BTW , i'd think about the blower as well to move some of the heat out of there into the room, not so much for protecting the stove , she'll handle it.
 
Mike, Thank you for your reply and knowledge. I understand what you are saying about the blower and I've thought about the direct radiant heat from the top and sides being soaked up by the masonry. If I can use this stove, I can remove the chimney from top down to ceiling height and insulate it there. There is nothing I can do about the mass sitting on the earth under the house. If I can't make this stove work, I will consider wrecking the whole fireplace and going back with a masonry heater. Major, major project. After reading the comments on this stove here for the last 2 years, it's what I want to try for. Another complication is that the Home Depot closest to us doesn't handle wood stoves because of county regs. We are in Northern CA. and Home Depots in Reno, NV. Every thing going south of here gets warmer and nobody stocks anything this big, so I pretty much have to buy this thing sight unseen. Sounds like I have more trouble than the Red Cross! I might be stupid, but I make up for it in effort.
 
look at home depot direct, you may (or may not i dunno sales isnt my rice bowl) get a reasonable deal with delivery. might be worth it , might not. orders through that site ship direct from the factory, BTW im sending you a PM
 
HD online has them on sale right now and shipping to my house shows $25. I don't know it would be different for CA but you can just start an order online to see.
 
Brother B. Good idea. It shows "estimated" direct shipping to my house at $25.00 also. Cheap enough. 100 bucks of this month!
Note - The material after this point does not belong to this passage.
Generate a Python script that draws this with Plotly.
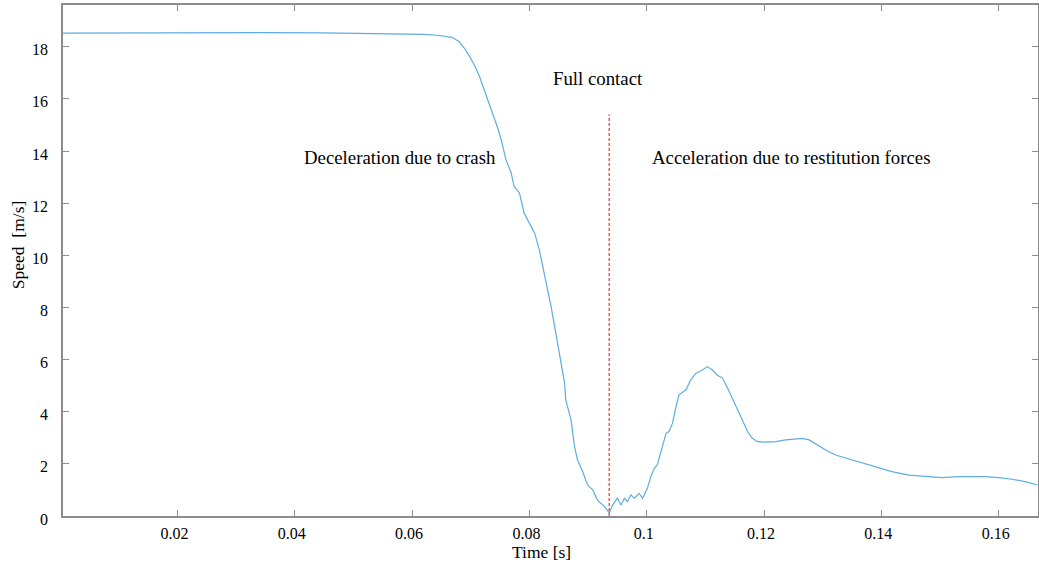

Lady, Yeh, that's what i was thinking about. I don't see that I would loose much from heat the footing touching earth. It would be the same as a masonry heater. Really no way to put a thermal break below with all that mass and weight above. I wouldn't expect my set up to work as well as the real masonry heater, but like I said, just the demo alone is more than I would like to take on. Looks like it will go with the short leg set from the factory! All kosher. We'll see how it proceeds and thanks you guys.

Like fall already here in the Mountains. Last week way too hot to split wood and today I need a sweatshirt.

Rat... in honor of the best Border Collie that ever lived. Killed more mice and ground squirrels than 10 cats. ratkillingdog.